COSC 388: Machine Learning

Project 1
Fall 2003

Due: Sep 15 @ 5 P.M.
4 points

  1. Design a file format for training and testing examples. The design should include information about attributes and classes and their domains. Users should be able to represent discrete (e.g., numCPU has four values), symbolic (e.g., color = {red, blue, green}), and continuous (e.g., weight) attributes and class labels. You may have users store this information in as few or as many files as deemed necessary, as long as they have standard and appropriate extensions, such as .names, .atts, .train, .egs, .data, .dta, .test, .tst, and the like. Do not assume that all attribute values will be present in the examples. Most implementations require either two or three files.

  2. Design an API for reading, checking, accessing, and manipulating examples, class labels, attributes, their values, and their domains.

  3. Implement the design using the language of your choosing (C, C++, Java, or Fortran 77); however, it must compile and run on gusun, cssun, or daruma. If using C, C++, or Fortran, use make. Makefile.c and Makefile.c++ are examples, but at some point before the due date, I'll conduct a tutorial on the mysterious world of makefiles. The implementation must be general, meaning that it should work for all possible data sets. Do not use static data structures.

  4. By the way, if I haven't already said it in class, start copying and sorting your e-mail into two folders: spam and nonspam. Project 5 will involve learning to detect spam, and it's tricky for me to provide you with e-mail.

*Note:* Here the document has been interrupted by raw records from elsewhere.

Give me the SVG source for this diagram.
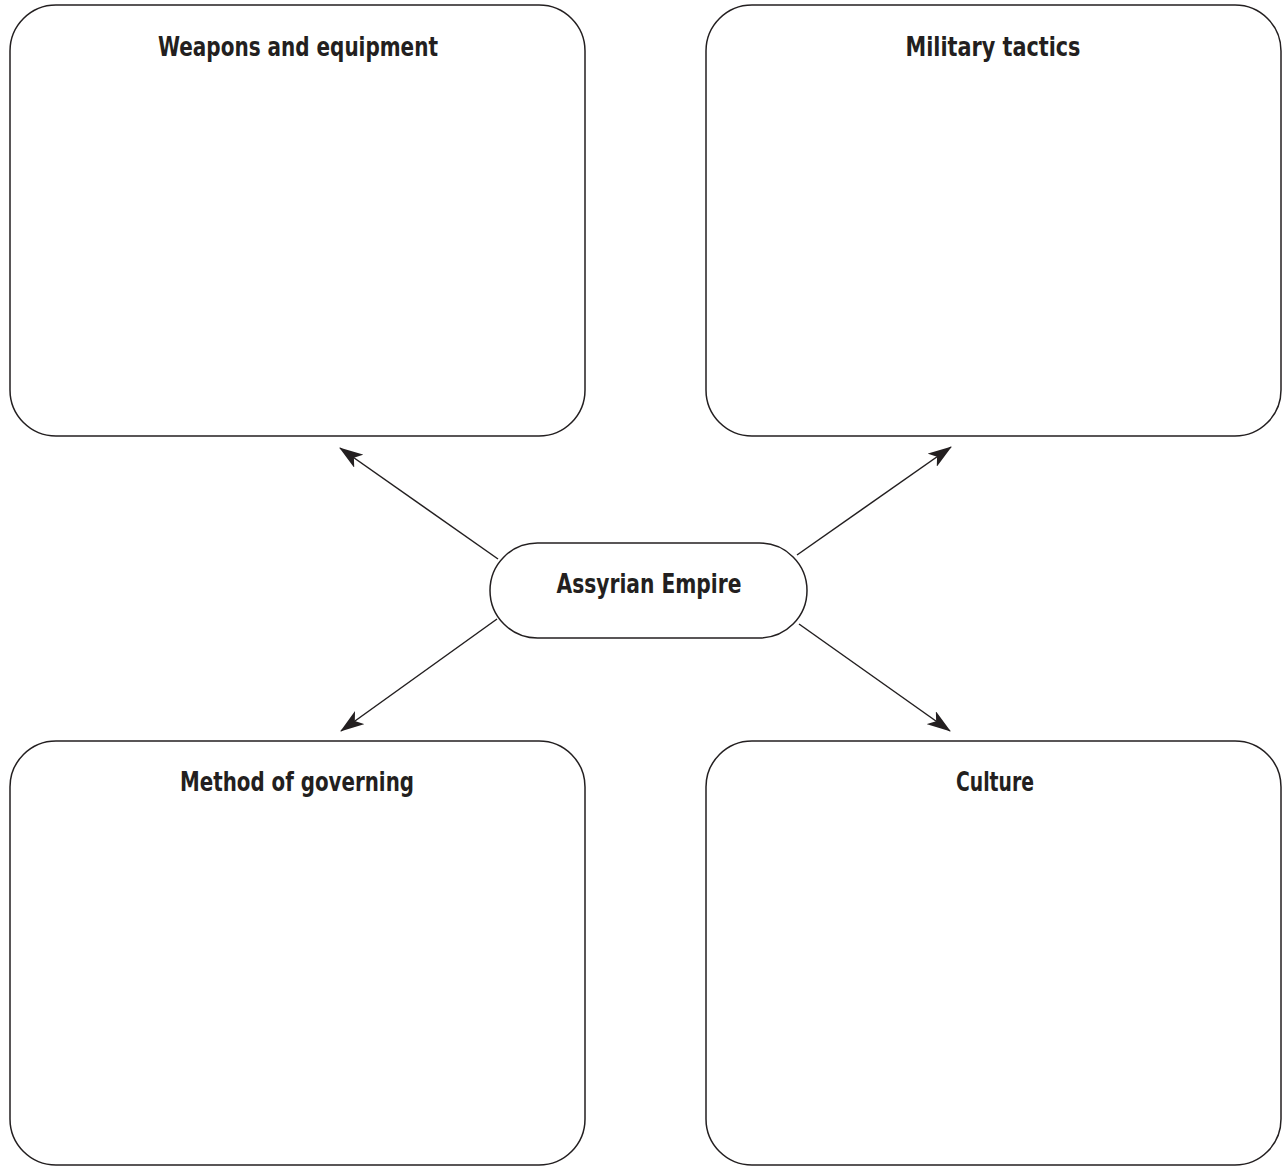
<svg xmlns="http://www.w3.org/2000/svg" width="1287" height="1170" viewBox="0 0 1287 1170">
<style>
.box{fill:#fff;stroke:#231f20;stroke-width:1.5}
.lbl{font-family:"DejaVu Sans Condensed","Liberation Sans Narrow","Liberation Sans",sans-serif;font-weight:bold;font-size:27px;fill:#231f20;text-anchor:middle}
.conn{stroke:#231f20;stroke-width:1.5;fill:none}
</style>
<defs>
<marker id="ah" viewBox="0 0 24 16" refX="23" refY="8" markerWidth="24" markerHeight="16" markerUnits="userSpaceOnUse" orient="auto">
<path d="M0,0 L24,8 L0,16 L6,8 Z" fill="#231f20"/>
</marker>
</defs>
<rect width="1287" height="1170" fill="#fff"/>
<g id="weapons">
<rect class="box" x="10" y="5" width="575" height="431" rx="46" ry="46"/>
<text class="lbl" x="298" y="56" textLength="280" lengthAdjust="spacingAndGlyphs">Weapons and equipment</text>
</g>
<g id="tactics">
<rect class="box" x="706" y="5" width="575" height="431" rx="46" ry="46"/>
<text class="lbl" x="993" y="56" textLength="175" lengthAdjust="spacingAndGlyphs">Military tactics</text>
</g>
<g id="governing">
<rect class="box" x="10" y="741" width="575" height="424" rx="46" ry="46"/>
<text class="lbl" x="297" y="791" textLength="234" lengthAdjust="spacingAndGlyphs">Method of governing</text>
</g>
<g id="culture">
<rect class="box" x="706" y="741" width="575" height="424" rx="46" ry="46"/>
<text class="lbl" x="995" y="791" textLength="78" lengthAdjust="spacingAndGlyphs">Culture</text>
</g>
<g id="center">
<rect class="box" x="490" y="543" width="317" height="95" rx="47.5" ry="47.5"/>
<text class="lbl" x="649" y="593" textLength="185" lengthAdjust="spacingAndGlyphs">Assyrian Empire</text>
</g>
<g id="connectors">
<line class="conn" x1="498" y1="559" x2="340" y2="448" marker-end="url(#ah)"/>
<line class="conn" x1="797" y1="555" x2="951" y2="447" marker-end="url(#ah)"/>
<line class="conn" x1="497" y1="619" x2="341" y2="731" marker-end="url(#ah)"/>
<line class="conn" x1="799" y1="624" x2="950" y2="731" marker-end="url(#ah)"/>
</g>
</svg>
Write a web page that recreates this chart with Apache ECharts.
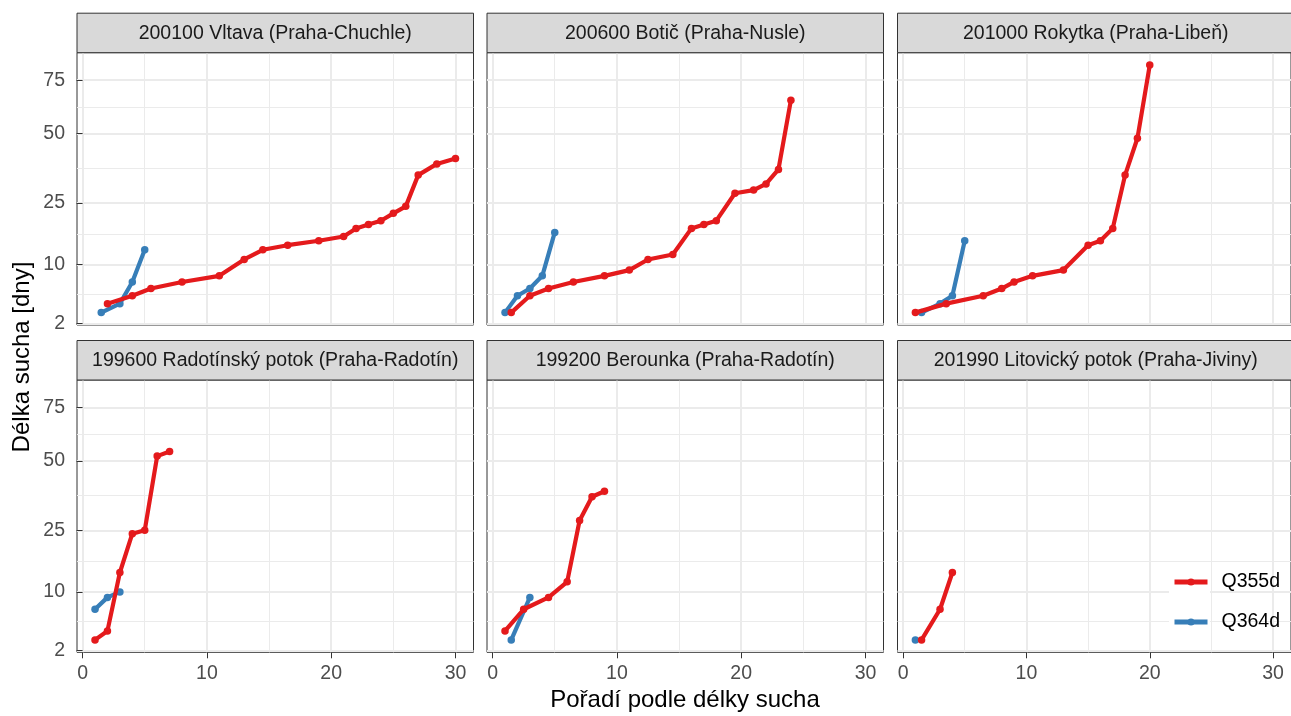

  5. Back to P1, use the following data to test your program. Regardless of the number of files the implementation requires, the executable should read any needed parameters, such as the filestem from the command line:
    % readdata -f bikes
    % readdata -tr bikes.train -te bikes.test
    % readdata -t bikes.train -T bikes.test
    

    Make Tires Handle Bars Water Bottles Weight Bike Type
    Trek Knobby Straight 1 250.3 Mountain
    Bridgestone Treads Straight 2 200.1 Hybrid
    Cannondale Knobby Curved 0 222.9 Mountain
    Nishiki Treads Curved 1 190.3 Hybrid
    Trek Treads Straight 2 196.8 Hybrid

    All of these values are correct, but your implementation should perform light checks for data integrity.

Instructions for Submission: In the header comments, provide the following information:
//
// Name
// E-mail Address
// Platform: Windows, OS X, Redhat, Solaris (cssun/gusun/daruma), etc.
// Development Environment: gcc, g++, java, g77, etc.
// Mail Client: mailx, pine, GUMail, Netscape, Yahoo!, etc.
//
When you are ready to submit your program for grading, create a compressed archive of a directory containing your project and send it to me by e-mail as an attachment, as described below.

As an example, assume your net ID is ab123 your present working directory is $HOME/cosc388 which contains the directory p1. This directory, in turn, contains the files for your project.

To create such an archive, begin by creating new directory with a name following the format <netid>.p<project#>. You must use this naming convention for all projects this semester. To create the directory ab123.p1, type at the UNIX prompt (%):

% mkdir ab123.p1
Copy the project files into this directory:
% cp p1/* ab123.pl
Archive this directory:
% tar -cf ab123.tar ab123.p1
This will create the file ab123.tar, which will contain the directory ab123.p1 and its contents. You can look at its contents by typing
% tar -tf ab123.tar
Compress the archive by typing
% gzip ab123.tar
which creates the file ab123.tar.gz.

Attach this file to an e-mail with the subject "ab123.tar.gz" (no quotes).

Submit your project before 5:00 P.M. on the due date.

Once submitted, it is important to keep an electronic copy of your project on either cssun or gusun. These systems are regularly backed-up, and if we lose your project or the e-mail system breaks, then we will need to look at the modification date and time of your project to ensure that you submitted it before it was due. If you developed your code on a Windows machine, then use a secure ftp client to transfer your files or the archive to cssun or gusun.

Finally, when storing source code on university machines, it is important to set file permissions so others cannot read the file. To turn off such read/write permissions, type at the UNIX prompt chmod og-rw <file>, where <file> is the name of your source file.